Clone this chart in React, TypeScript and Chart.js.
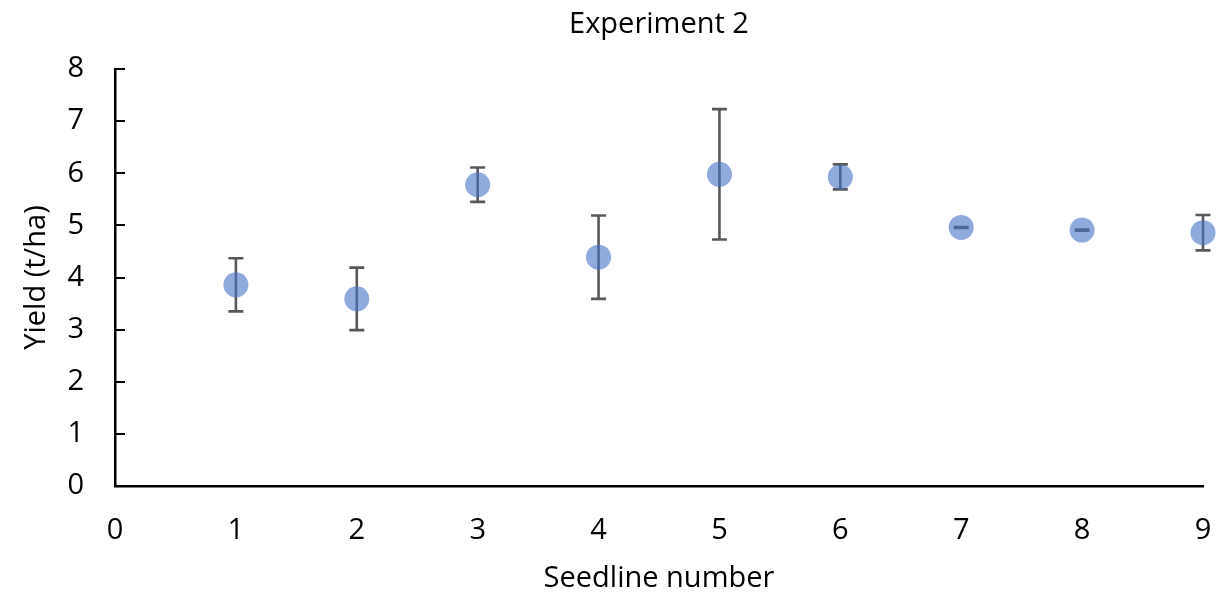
import React, { useEffect, useRef } from "react";
import { Chart, registerables } from "chart.js";

Chart.register(...registerables);

const seedlines = [1, 2, 3, 4, 5, 6, 7, 8, 9];
const yieldMeans = [3.86, 3.59, 5.78, 4.39, 5.98, 5.93, 4.96, 4.91, 4.86];
const yieldErrors = [0.51, 0.6, 0.33, 0.8, 1.25, 0.24, 0.01, 0.01, 0.34];
const xTickValues = [0, 1, 2, 3, 4, 5, 6, 7, 8, 9];
const yTickValues = [0, 1, 2, 3, 4, 5, 6, 7, 8];

const FONT = "'Open Sans', 'Noto Sans', sans-serif";
const FS = 29;

const errorBarPlugin = {
  id: "errorBars",
  beforeDatasetsDraw(chart: any) {
    const { ctx, scales } = chart;
    const xs = scales.x;
    const ys = scales.y;
    ctx.save();
    ctx.strokeStyle = "#595959";
    ctx.lineWidth = 2.6;
    const cap = 7.5;
    seedlines.forEach((s, i) => {
      const x = xs.getPixelForValue(s);
      const yTop = ys.getPixelForValue(yieldMeans[i] + yieldErrors[i]);
      const yBot = ys.getPixelForValue(yieldMeans[i] - yieldErrors[i]);
      ctx.beginPath();
      ctx.moveTo(x, yTop);
      ctx.lineTo(x, yBot);
      ctx.moveTo(x - cap, yTop);
      ctx.lineTo(x + cap, yTop);
      ctx.moveTo(x - cap, yBot);
      ctx.lineTo(x + cap, yBot);
      ctx.stroke();
    });
    ctx.restore();
  },
  afterDraw(chart: any) {
    // inward tick marks on the y axis
    const { ctx, scales } = chart;
    const ys = scales.y;
    const xs = scales.x;
    const x0 = xs.left;
    ctx.save();
    ctx.strokeStyle = "#000";
    ctx.lineWidth = 2;
    yTickValues.forEach((v) => {
      if (v === 0) return;
      const y = Math.round(ys.getPixelForValue(v));
      ctx.beginPath();
      ctx.moveTo(x0, y);
      ctx.lineTo(x0 + 10, y);
      ctx.stroke();
    });
    ctx.restore();
  },
};

export default function App() {
  const ref = useRef<HTMLCanvasElement>(null);

  useEffect(() => {
    if (!ref.current) return;
    const chart = new Chart(ref.current, {
      type: "scatter",
      data: {
        datasets: [
          {
            label: "Yield",
            data: seedlines.map((s, i) => ({ x: s, y: yieldMeans[i] })),
            backgroundColor: "rgba(68,114,196,0.6)",
            borderWidth: 0,
            pointRadius: 12.5,
            pointHoverRadius: 12.5,
            clip: false as any,
          },
        ],
      },
      options: {
        responsive: false,
        animation: false,
        devicePixelRatio: 1,
        layout: { padding: { left: 0, right: 21, top: 0, bottom: 0 } },
        plugins: {
          legend: { display: false },
          tooltip: { enabled: false },
          title: {
            display: true,
            text: "Experiment 2",
            fullSize: false,
            color: "#000",
            font: { family: FONT, size: FS, weight: "normal" },
            padding: { top: 7.6, bottom: 26.6 },
          },
        },
        scales: {
          x: {
            type: "linear",
            min: 0,
            max: 9,
            afterBuildTicks: (scale: any) => {
              scale.ticks = xTickValues.map((v) => ({ value: v }));
            },
            afterFit: (scale: any) => {
              scale.height = 112;
              scale.paddingLeft = 0;
              scale.paddingRight = 0;
            },
            grid: { display: false, drawTicks: false },
            border: { display: true, color: "#000", width: 2.5 },
            ticks: {
              color: "#000",
              padding: 27.6,
              font: { family: FONT, size: FS },
              maxRotation: 0,
            },
            title: {
              display: true,
              text: "Seedline number",
              color: "#000",
              font: { family: FONT, size: FS },
              padding: { top: 0, bottom: 1.6 },
            },
          },
          y: {
            type: "linear",
            min: 0,
            max: 8,
            afterBuildTicks: (scale: any) => {
              scale.ticks = yTickValues.map((v) => ({ value: v }));
            },
            afterFit: (scale: any) => {
              scale.width = 115;
            },
            grid: { display: false, drawTicks: false },
            border: { display: true, color: "#000", width: 2.5 },
            ticks: {
              color: "#000",
              padding: 31,
              font: { family: FONT, size: FS },
            },
            title: {
              display: true,
              text: "Yield (t/ha)",
              color: "#000",
              font: { family: FONT, size: FS },
              padding: { top: 19.6, bottom: 0 },
            },
          },
        },
      },
      plugins: [errorBarPlugin],
    });
    return () => chart.destroy();
  }, []);

  return (
    <div style={{ position: "fixed", left: 0, top: 0, width: 1224, height: 598, background: "#fff" }}>
      <canvas ref={ref} width={1224} height={598} style={{ width: 1224, height: 598 }} />
    </div>
  );
}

- Problem description: Repeat the data above exactly, but not the pictures.

- In response:
Clone this chart in React, TypeScript and Chart.js.
import React, { useEffect, useRef } from "react";
import { Chart, registerables } from "chart.js";

Chart.register(...registerables);

const seedlines = [1, 2, 3, 4, 5, 6, 7, 8, 9];
const yieldMeans = [3.86, 3.59, 5.78, 4.39, 5.98, 5.93, 4.96, 4.91, 4.86];
const yieldErrors = [0.51, 0.6, 0.33, 0.8, 1.25, 0.24, 0.01, 0.01, 0.34];
const xTickValues = [0, 1, 2, 3, 4, 5, 6, 7, 8, 9];
const yTickValues = [0, 1, 2, 3, 4, 5, 6, 7, 8];

const FONT = "'Open Sans', 'Noto Sans', sans-serif";
const FS = 29;

const errorBarPlugin = {
  id: "errorBars",
  beforeDatasetsDraw(chart: any) {
    const { ctx, scales } = chart;
    const xs = scales.x;
    const ys = scales.y;
    ctx.save();
    ctx.strokeStyle = "#595959";
    ctx.lineWidth = 2.6;
    const cap = 7.5;
    seedlines.forEach((s, i) => {
      const x = xs.getPixelForValue(s);
      const yTop = ys.getPixelForValue(yieldMeans[i] + yieldErrors[i]);
      const yBot = ys.getPixelForValue(yieldMeans[i] - yieldErrors[i]);
      ctx.beginPath();
      ctx.moveTo(x, yTop);
      ctx.lineTo(x, yBot);
      ctx.moveTo(x - cap, yTop);
      ctx.lineTo(x + cap, yTop);
      ctx.moveTo(x - cap, yBot);
      ctx.lineTo(x + cap, yBot);
      ctx.stroke();
    });
    ctx.restore();
  },
  afterDraw(chart: any) {
    // inward tick marks on the y axis
    const { ctx, scales } = chart;
    const ys = scales.y;
    const xs = scales.x;
    const x0 = xs.left;
    ctx.save();
    ctx.strokeStyle = "#000";
    ctx.lineWidth = 2;
    yTickValues.forEach((v) => {
      if (v === 0) return;
      const y = Math.round(ys.getPixelForValue(v));
      ctx.beginPath();
      ctx.moveTo(x0, y);
      ctx.lineTo(x0 + 10, y);
      ctx.stroke();
    });
    ctx.restore();
  },
};

export default function App() {
  const ref = useRef<HTMLCanvasElement>(null);

  useEffect(() => {
    if (!ref.current) return;
    const chart = new Chart(ref.current, {
      type: "scatter",
      data: {
        datasets: [
          {
            label: "Yield",
            data: seedlines.map((s, i) => ({ x: s, y: yieldMeans[i] })),
            backgroundColor: "rgba(68,114,196,0.6)",
            borderWidth: 0,
            pointRadius: 12.5,
            pointHoverRadius: 12.5,
            clip: false as any,
          },
        ],
      },
      options: {
        responsive: false,
        animation: false,
        devicePixelRatio: 1,
        layout: { padding: { left: 0, right: 21, top: 0, bottom: 0 } },
        plugins: {
          legend: { display: false },
          tooltip: { enabled: false },
          title: {
            display: true,
            text: "Experiment 2",
            fullSize: false,
            color: "#000",
            font: { family: FONT, size: FS, weight: "normal" },
            padding: { top: 7.6, bottom: 26.6 },
          },
        },
        scales: {
          x: {
            type: "linear",
            min: 0,
            max: 9,
            afterBuildTicks: (scale: any) => {
              scale.ticks = xTickValues.map((v) => ({ value: v }));
            },
            afterFit: (scale: any) => {
              scale.height = 112;
              scale.paddingLeft = 0;
              scale.paddingRight = 0;
            },
            grid: { display: false, drawTicks: false },
            border: { display: true, color: "#000", width: 2.5 },
            ticks: {
              color: "#000",
              padding: 27.6,
              font: { family: FONT, size: FS },
              maxRotation: 0,
            },
            title: {
              display: true,
              text: "Seedline number",
              color: "#000",
              font: { family: FONT, size: FS },
              padding: { top: 0, bottom: 1.6 },
            },
          },
          y: {
            type: "linear",
            min: 0,
            max: 8,
            afterBuildTicks: (scale: any) => {
              scale.ticks = yTickValues.map((v) => ({ value: v }));
            },
            afterFit: (scale: any) => {
              scale.width = 115;
            },
            grid: { display: false, drawTicks: false },
            border: { display: true, color: "#000", width: 2.5 },
            ticks: {
              color: "#000",
              padding: 31,
              font: { family: FONT, size: FS },
            },
            title: {
              display: true,
              text: "Yield (t/ha)",
              color: "#000",
              font: { family: FONT, size: FS },
              padding: { top: 19.6, bottom: 0 },
            },
          },
        },
      },
      plugins: [errorBarPlugin],
    });
    return () => chart.destroy();
  }, []);

  return (
    <div style={{ position: "fixed", left: 0, top: 0, width: 1224, height: 598, background: "#fff" }}>
      <canvas ref={ref} width={1224} height={598} style={{ width: 1224, height: 598 }} />
    </div>
  );
}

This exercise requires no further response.